4. Know What You're Branding


When establishing your brand it's important to remember what exactly you're branding. A sure-proof way to succeed is to base your brand around yourself as an author, and not on your book. Many first time writers make this mistake because they get caught up in the excitement, only to realize later on down the line that they have to completely redo their website after they move on to their next project.

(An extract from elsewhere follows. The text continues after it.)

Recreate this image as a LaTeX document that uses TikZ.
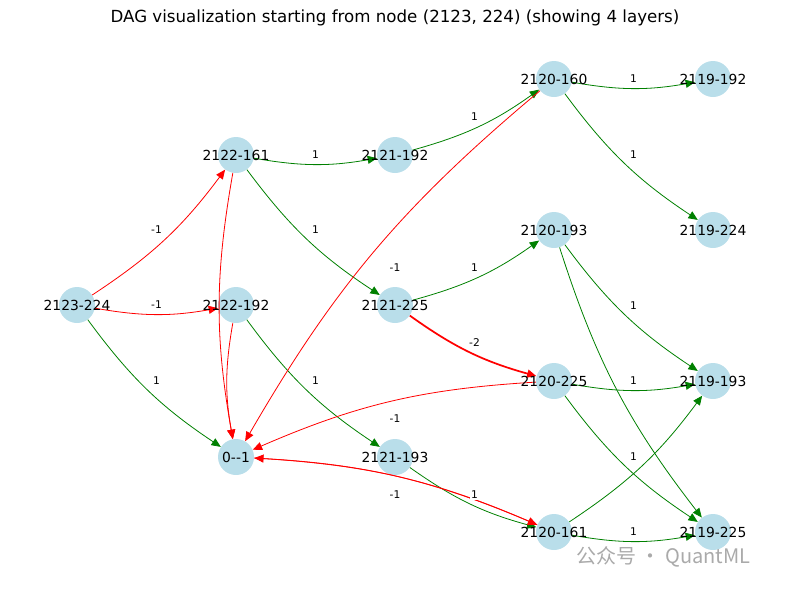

One important aspect to consider is whether you'll be using your real name on your books/website/social media or if you'll be writing under a pseudonym. If you're adopting a persona then you have to remain consistent no matter what. While it's harder to keep up an illusion, it can be done. Take Men With Pen's James Chartrand for example. Here a woman is masquerading as a man and doing one heck of a good job.


5. Choose Your "Look"


We've covered this in detail above, so the only thing I want to add is remind you to pick colors and elements that make sense for your brand. If you're a romance writer, don't choose black as your primary color. If you're a horror writer, don't choose hot pick because its your favorite color. Do what's best for your genre and your book. Your readers will thank you in cash. If you're in need of inspiration, one of the best go-to's is Pinterest. You can search everything from color schemes, fonts, logo examples and more, then save them for later.


6. Brand Consistency


Apply your brand everywhere once you have it. Use it on promotional items, social media posts, merchandise, etc. Wherever you find an opportunity to rep your book do it! Better yet, stay consistent. It won't matter how many times a week you update your blog or make a new video. But if you promise to post on Wednesday, make sure you deliver.


7. Establish Your "Why" And Experience

Don't worry about what everyone else in your niche is doing. Do what feels right for you. Your distinctive qualities will help you stand out from the crowd. To do this, you should establish your core identity. This is your purpose, vision, mission, and values. Without defining these features, your brand will fall flat. Revealing who you are in your work, why you write, and answering the question "Why pick you?" is what will make readers remember and continue to buy from you in the future.


8. Don't Skimp


The details matter. When you're establishing your brand don't cut corners, settle, or cheapen out. Sure, we all love to use cheap services and nab a freebie or two. But realistically you have to understand that at some point, building your author brand is going to cost you some money. How much depends on what you want to do and your tech skill level. The more you can do for yourself, the cheaper it will be, but for most of us, the need to hire a photographer for professional head shots, a web designer to help us upgrade our website, and possibly a social media manager to help us with our marketing may be the bare minimum. Bottom line, readers can tell how much time and money you put into your brand. Keep in mind that you get what you pay for, and that includes what you get back from your readers.


9. Keep Your Promises


Above all, you should always keep your promises. Whatever expectations you made in the very beginning of introducing your brand you should uphold throughout the lifespan of your writing career. Any changes you make should be announced ahead of time, whether this is a day off from posting, a cancelled event, etc. The more transparency you have with your readers the more integrity your brand has overall, which will equate to more sales at the end of the day.


10. Strategize/Track Your Progress


It's a smart idea to have a plan, especially when it comes to trying to make money. You should be measuring your efforts regarding brand building, keeping track of progress and goals, how much money you've invested, what your returns are, etc. It will help motivate you, but will also help you figure out what is working and what isn't.


Here are some ways you can track your success:


-Set goals and milestones

-Utilize data tools

-Analyze the data

-Listen to what people are saying about you


Building an Author Brand is no joke. It takes time, effort, and money. But the benefits you gain from having a well-thought out, cohesive brand that connects you to your audience is indispensable. To be a successful writer in this digital age you must adapt to survive...and sell your book.